Baum stopped tweeting the New Yorker narrative midway on Friday, with the promise to resume Monday. In the meantime, I kept an eye on his stats: when I checked his Twitter followers on Friday, there were 250. By Tuesday, there were 2201. More important, Nine Lives's sales rank on Amazon.com was 5171 on Saturday, and 2704 on Tuesday. If his objective had been to sell books, he'd been successful.

But I thought, as I resumed reading Monday, at what cost? Baum's tweets were by turns hopeful and remorseful; accusatory and resigned - you can read the entire narrative in order, though it's not as much of a nail-biter as reading it backwards, in spurts - and while I thought I'd be interested to learn more about what goes on inside the editorial sanctum sanctorum, I found myself wanting to look away. I did not want to see The New Yorker in any state of undress, or rather, one writer's version of that undress, and started to feel sympathy not toward Baum (who, as he tells it, really did muck up things with Remnick) but the magazine.

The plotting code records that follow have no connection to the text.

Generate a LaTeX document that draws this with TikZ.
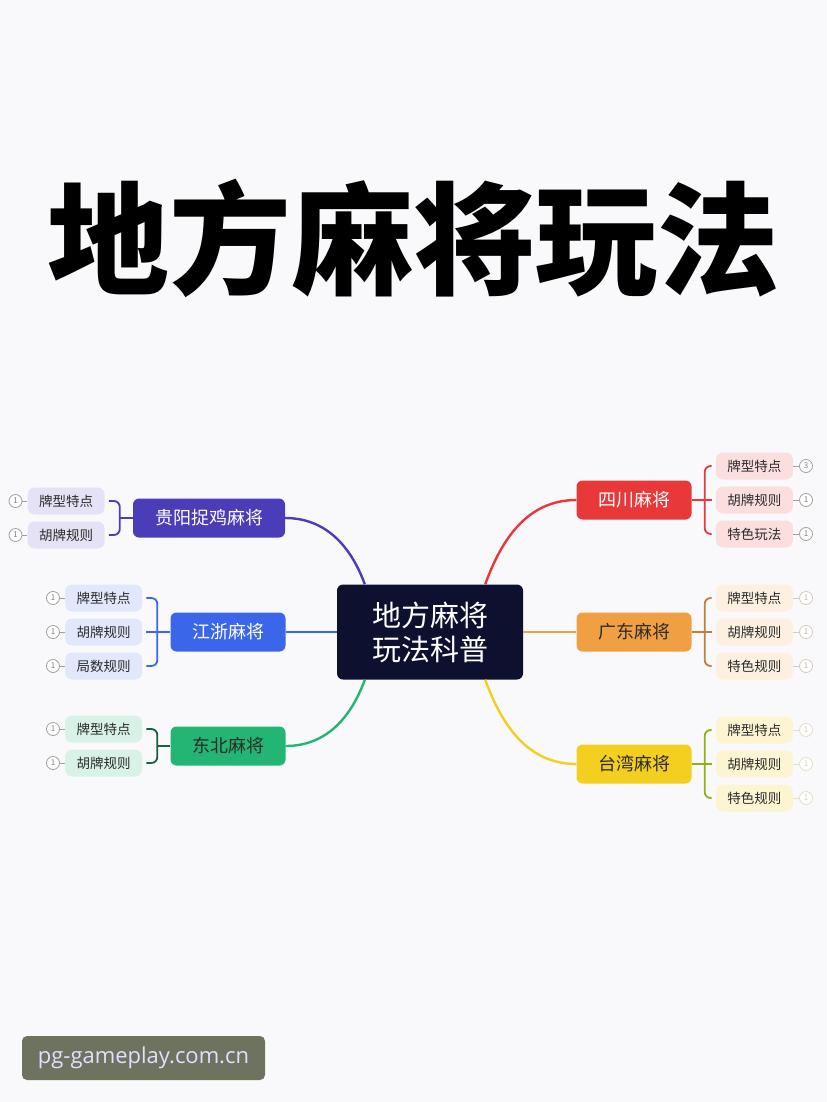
\documentclass[tikz,border=0pt]{standalone}
\usepackage{fontspec}
\newfontfamily\cjk{Noto Sans CJK SC}
\newfontfamily\wmfont{Open Sans}
\usetikzlibrary{positioning}
\definecolor{cBg}{HTML}{F9F9FC}
\definecolor{cNavy}{HTML}{0E1030}
\definecolor{cPurple}{HTML}{4B3DB8}
\definecolor{cBlue}{HTML}{3A66EA}
\definecolor{cGreen}{HTML}{22B573}
\definecolor{cRed}{HTML}{E8383A}
\definecolor{cOrange}{HTML}{F0A043}
\definecolor{cYellow}{HTML}{F3CF1F}
\definecolor{cText}{HTML}{2B2B2B}
\definecolor{cMark}{HTML}{6E7360}

\begin{document}
\begin{tikzpicture}[
  x=1pt, y=1pt,
  node distance=28pt,
  hub/.style={rectangle, rounded corners=6pt, fill=cNavy, text=white, minimum width=186pt,
              minimum height=95pt, align=center, font=\cjk\fontsize{29}{34}\selectfont},
  branch/.style={rectangle, rounded corners=6pt, minimum width=115pt, minimum height=39pt,
                 inner xsep=10pt, font=\cjk\fontsize{18}{20}\selectfont},
  bP/.style={branch, fill=cPurple, text=white, minimum width=152pt},
  bB/.style={branch, fill=cBlue, text=white},
  bG/.style={branch, fill=cGreen, text=cText},
  bR/.style={branch, fill=cRed, text=white},
  bO/.style={branch, fill=cOrange, text=cText},
  bY/.style={branch, fill=cYellow, text=cText},
  leaf/.style={rectangle, rounded corners=7pt, minimum width=77pt, minimum height=27pt,
               font=\cjk\fontsize{13.5}{16}\selectfont, text=cText},
  lP/.style={leaf, fill=cPurple!15},
  lB/.style={leaf, fill=cBlue!15},
  lG/.style={leaf, fill=cGreen!17},
  lR/.style={leaf, fill=cRed!16},
  lO/.style={leaf, fill=cOrange!16},
  lY/.style={leaf, fill=cYellow!20},
  num/.style={circle, draw=gray!75, fill=white, line width=0.8pt, minimum size=13pt,
              inner sep=0pt, font=\cjk\fontsize{8}{8}\selectfont, text=gray},
  numO/.style={num, draw=cOrange!30!gray!45, text=cOrange!30!gray!60},
  numY/.style={num, draw=cYellow!40!gray!35, text=cYellow!40!gray!45},
  numln/.style={draw=gray!75, line width=0.8pt},
  ln/.style={line width=2.4pt},
  brk/.style={line width=1.8pt, rounded corners=6pt, shorten <=4pt, shorten >=4pt},
]
\useasboundingbox (0,0) rectangle (827,-1102);
\fill[cBg] (0,0) rectangle (827,-1102);

\node[font=\cjk\bfseries\fontsize{122}{130}\selectfont] (title) at (413,-238) {地方麻将玩法};

\node[hub] (hub) at (430,-632) {地方麻将\\玩法科普};

\node[bP] (gy) at (209,-518) {贵阳捉鸡麻将};
\node[bB] (jz) at (228,-632) {江浙麻将};
\node[bG] (db) at (228,-746) {东北麻将};
\node[bR] (sc) at (634,-500) {四川麻将};
\node[bO] (gd) at (634,-632) {广东麻将};
\node[bY] (tw) at (634,-764) {台湾麻将};

\draw[ln, cPurple] (gy.east) to[out=0, in=110] ([xshift=28pt]hub.north west);
\draw[ln, cBlue]   (jz) -- (hub);
\draw[ln, cGreen]  (db.east) to[out=0, in=-110] ([xshift=28pt]hub.south west);
\draw[ln, cRed]    (sc.west) to[out=180, in=70] ([xshift=-38pt]hub.north east);
\draw[ln, cOrange] (gd) -- (hub);
\draw[ln, cYellow] (tw.west) to[out=180, in=-70] ([xshift=-38pt]hub.south east);

% left side
\node[lP, left=of gy, yshift=17pt]  (gy1) {牌型特点};
\node[lP, left=of gy, yshift=-17pt] (gy2) {胡牌规则};
\coordinate[left=13pt of gy] (gyb);
\draw[ln, line width=1.8pt, cPurple] (gy) -- (gyb);
\draw[brk, cPurple] (gy1.east) -| (gyb) |- (gy2.east);

\node[lB, left=of jz, yshift=34pt]  (jz1) {牌型特点};
\node[lB, left=of jz]               (jz2) {胡牌规则};
\node[lB, left=of jz, yshift=-34pt] (jz3) {局数规则};
\coordinate[left=13pt of jz] (jzb);
\draw[brk, cBlue, shorten <=0pt] (jz.west) -- (jz2.east);
\draw[brk, cBlue] (jz1.east) -| (jzb) |- (jz3.east);

\node[lG, left=of db, yshift=17pt]  (db1) {牌型特点};
\node[lG, left=of db, yshift=-17pt] (db2) {胡牌规则};
\coordinate[left=13pt of db] (dbb);
\draw[ln, line width=1.8pt, cGreen!55!black] (db) -- (dbb);
\draw[brk, cGreen!55!black] (db1.east) -| (dbb) |- (db2.east);

\foreach \n in {gy1,gy2,jz1,jz2,jz3,db1,db2}{
  \node[num, left=5pt of \n] (\n n) {1};
  \draw[numln] (\n n) -- (\n);
}

% right side
\node[lR, right=24pt of sc, yshift=34pt]  (sc1) {牌型特点};
\node[lR, right=24pt of sc]               (sc2) {胡牌规则};
\node[lR, right=24pt of sc, yshift=-34pt] (sc3) {特色玩法};
\coordinate[right=13pt of sc] (scb);
\draw[brk, cRed, shorten <=0pt] (sc.east) -- (sc2.west);
\draw[brk, cRed] (sc1.west) -| (scb) |- (sc3.west);

\node[lO, right=24pt of gd, yshift=34pt]  (gd1) {牌型特点};
\node[lO, right=24pt of gd]               (gd2) {胡牌规则};
\node[lO, right=24pt of gd, yshift=-34pt] (gd3) {特色规则};
\coordinate[right=13pt of gd] (gdb);
\draw[brk, cOrange!80!black, shorten <=0pt] (gd.east) -- (gd2.west);
\draw[brk, cOrange!80!black] (gd1.west) -| (gdb) |- (gd3.west);

\node[lY, right=24pt of tw, yshift=34pt]  (tw1) {牌型特点};
\node[lY, right=24pt of tw]               (tw2) {胡牌规则};
\node[lY, right=24pt of tw, yshift=-34pt] (tw3) {特色规则};
\coordinate[right=13pt of tw] (twb);
\draw[brk, cYellow!75!green!80!black, shorten <=0pt] (tw.east) -- (tw2.west);
\draw[brk, cYellow!75!green!80!black] (tw1.west) -| (twb) |- (tw3.west);

\node[num, right=6pt of sc1] (sc1n) {3};
\node[num, right=6pt of sc2] (sc2n) {1};
\node[num, right=6pt of sc3] (sc3n) {1};
\draw[numln] (sc1) -- (sc1n);
\draw[numln] (sc2) -- (sc2n);
\draw[numln] (sc3) -- (sc3n);
\foreach \n in {gd1,gd2,gd3}{
  \node[numO, right=6pt of \n] (\n n) {1};
  \draw[numln, draw=cOrange!30!gray!45] (\n) -- (\n n);
}
\foreach \n in {tw1,tw2,tw3}{
  \node[numY, right=6pt of \n] (\n n) {1};
  \draw[numln, draw=cYellow!40!gray!35] (\n) -- (\n n);
}

\node[rectangle, rounded corners=5pt, fill=cMark, text=white!88!blue, minimum width=243pt,
      minimum height=44pt, font=\wmfont\fontsize{22}{26}\selectfont] (mark) at (143.5,-1058)
  {pg-gameplay.com.cn};
\end{tikzpicture}
\end{document}
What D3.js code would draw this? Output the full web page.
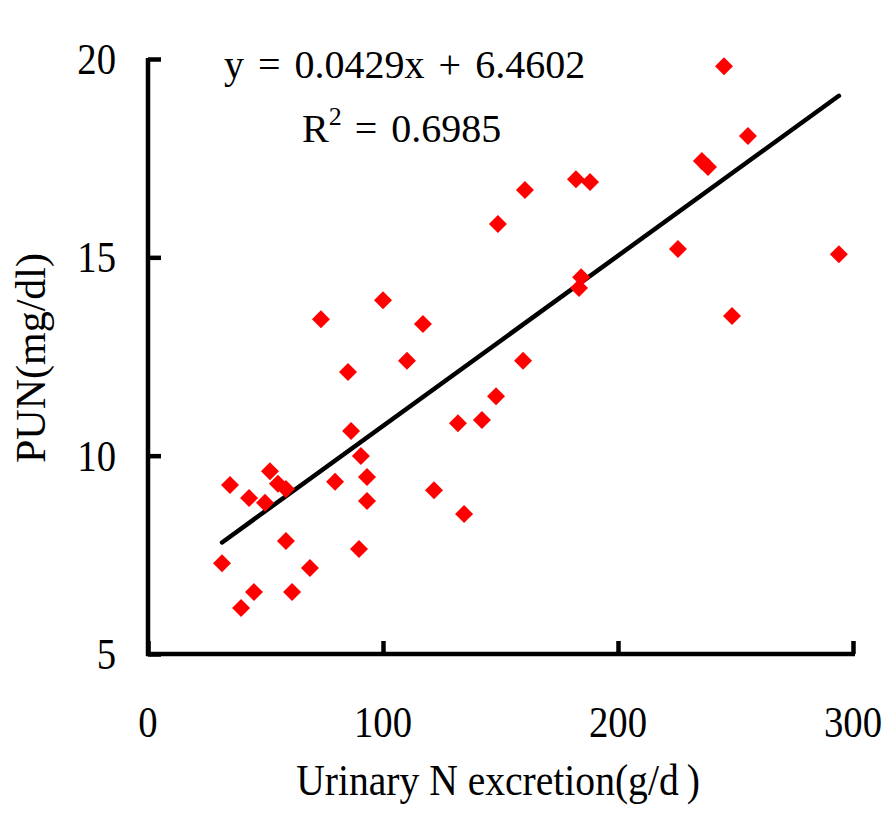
<!DOCTYPE html>
<html>
<head>
<meta charset="utf-8">
<script src="https://cdn.jsdelivr.net/npm/d3@7"></script>
<style>
  html, body { margin: 0; padding: 0; background: #fff; }
  svg { display: block; }
  text { font-family: "Times New Roman", "Liberation Serif", serif; fill: #000; }
</style>
</head>
<body>
<script>
// Urinary N excretion (g/d) and plasma urea N (mg/dl) per animal
const urinaryN = [31.5, 34.9, 39.6, 45.1, 43.0, 49.8, 51.9, 55.3, 58.7, 58.7, 61.3, 68.9,
  79.6, 89.8, 90.6, 93.2, 93.2, 73.6, 100.0, 85.1, 86.4, 117.0, 110.2, 131.9, 142.1,
  148.1, 159.6, 121.7, 134.5, 148.9, 160.4, 182.1, 188.1, 184.3, 183.4, 245.1, 255.3,
  235.7, 238.3, 225.5, 294.0, 248.5];
const pun = [7.29, 9.26, 6.16, 6.56, 8.93, 8.81, 9.61, 9.29, 9.16, 7.85, 6.56, 7.17,
  9.34, 7.65, 9.99, 9.46, 8.86, 13.44, 13.92, 12.11, 10.62, 13.32, 12.39, 10.82, 10.90,
  11.50, 12.39, 9.13, 8.53, 15.84, 16.70, 16.97, 16.90, 14.50, 14.23, 19.82, 18.06,
  17.43, 17.28, 15.21, 15.08, 13.52];

// Linear fit reported on the chart
const slope = 0.0429;
const intercept = 6.4602;
const rSquared = "0.6985";

const xTicks = [0, 100, 200, 300];
const yTicks = [5, 10, 15, 20];

const W = 890, H = 821;
const svg = d3.select("body").append("svg").attr("width", W).attr("height", H);

const x = d3.scaleLinear().domain([0, 300]).range([148, 853]);
const y = d3.scaleLinear().domain([5, 20]).range([654, 59]);

// Axes: thick black lines with inward ticks
const axisW = 4.5;
const xAxis = svg.append("g").attr("transform", `translate(0,${y(5)})`)
  .call(d3.axisBottom(x).tickValues(xTicks).tickSize(-13).tickFormat(""));
const yAxis = svg.append("g").attr("transform", `translate(${x(0)},0)`)
  .call(d3.axisLeft(y).tickValues(yTicks).tickSize(-13).tickFormat(""));
[xAxis, yAxis].forEach(g => {
  g.select(".domain").attr("stroke", "#000").attr("stroke-width", axisW);
  g.selectAll(".tick line").attr("stroke", "#000").attr("stroke-width", axisW);
});
xAxis.select(".domain").attr("d", `M${x(0) - 2},0H${x(300) + 2}`);
yAxis.select(".domain").attr("d", `M0,${y(20) - 1}V${y(5) + 2}`);

// Tick labels (slightly condensed serif digits)
const sx = 0.88;
svg.append("g").selectAll("text").data(xTicks).join("text")
  .attr("transform", d => `translate(${x(d)},737) scale(${sx},1)`)
  .attr("text-anchor", "middle").attr("font-size", 44)
  .text(d => d);
svg.append("g").selectAll("text").data(yTicks).join("text")
  .attr("transform", d => `translate(116,${y(d) + 15}) scale(${sx},1)`)
  .attr("text-anchor", "end").attr("font-size", 44)
  .text(d => d);

// Axis titles
svg.append("text")
  .attr("transform", "translate(498,795) scale(0.9,1)")
  .attr("text-anchor", "middle")
  .attr("font-size", 44)
  .text("Urinary N excretion(g/d\u2009)");

svg.append("text")
  .attr("transform", `translate(45,358) rotate(-90)`)
  .attr("text-anchor", "middle").attr("font-size", 42)
  .text("PUN(mg/dl)");

// Trend line over the observed range
const [x0, x1] = d3.extent(urinaryN);
const line = d3.line().x(d => x(d)).y(d => y(slope * d + intercept));
svg.append("path")
  .datum([x0, x1])
  .attr("d", line)
  .attr("fill", "none").attr("stroke", "#000").attr("stroke-width", 4.5)
  .attr("stroke-linecap", "round");

// Data points as red diamonds
const pts = urinaryN.map((v, i) => [v, pun[i]]);
svg.append("g").selectAll("path").data(pts).join("path")
  .attr("transform", d => `translate(${x(d[0])},${y(d[1])}) rotate(45)`)
  .attr("d", d3.symbol(d3.symbolSquare, 162))
  .attr("fill", "#ff0000");

// Regression annotation
const eq = svg.append("text").attr("x", 224).attr("y", 78).attr("font-size", 40);
const eqParts = ["y", "=", `${slope}x`, "+", `${intercept}`];
eqParts.forEach((p, i) => eq.append("tspan").attr("dx", i === 0 ? 0 : 14).text(p));

const r2 = svg.append("text").attr("x", 302).attr("y", 142).attr("font-size", 40);
r2.append("tspan").text("R");
r2.append("tspan").attr("dy", -17).attr("font-size", 26).text("2");
r2.append("tspan").attr("dy", 17).attr("dx", 13).text("=");
r2.append("tspan").attr("dx", 14).text(rSquared);
</script>
</body>
</html>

This no longer seemed as much a case of the lengths an author will go to promote his book, as a good way to wreck a career. What editor would want to work with a writer who, once fired, decides to tell all? Did Baum not anticipate the blowback, including a rejoinder from someone who should know?

But then I thought, perhaps sales were never the point. If, as Kevin Allman wrote, Baum felt under tremendous pressure, maybe he chose to cloak confession as marketing gimmick. And if it enough people read it, maybe he would no longer feel the chill of being locked out of a place that for him was "the ne plus ultra of journalism gigs. Like everybody, I loved it." Maybe he wanted the world to know that, in its way, the magazine had once loved him, too.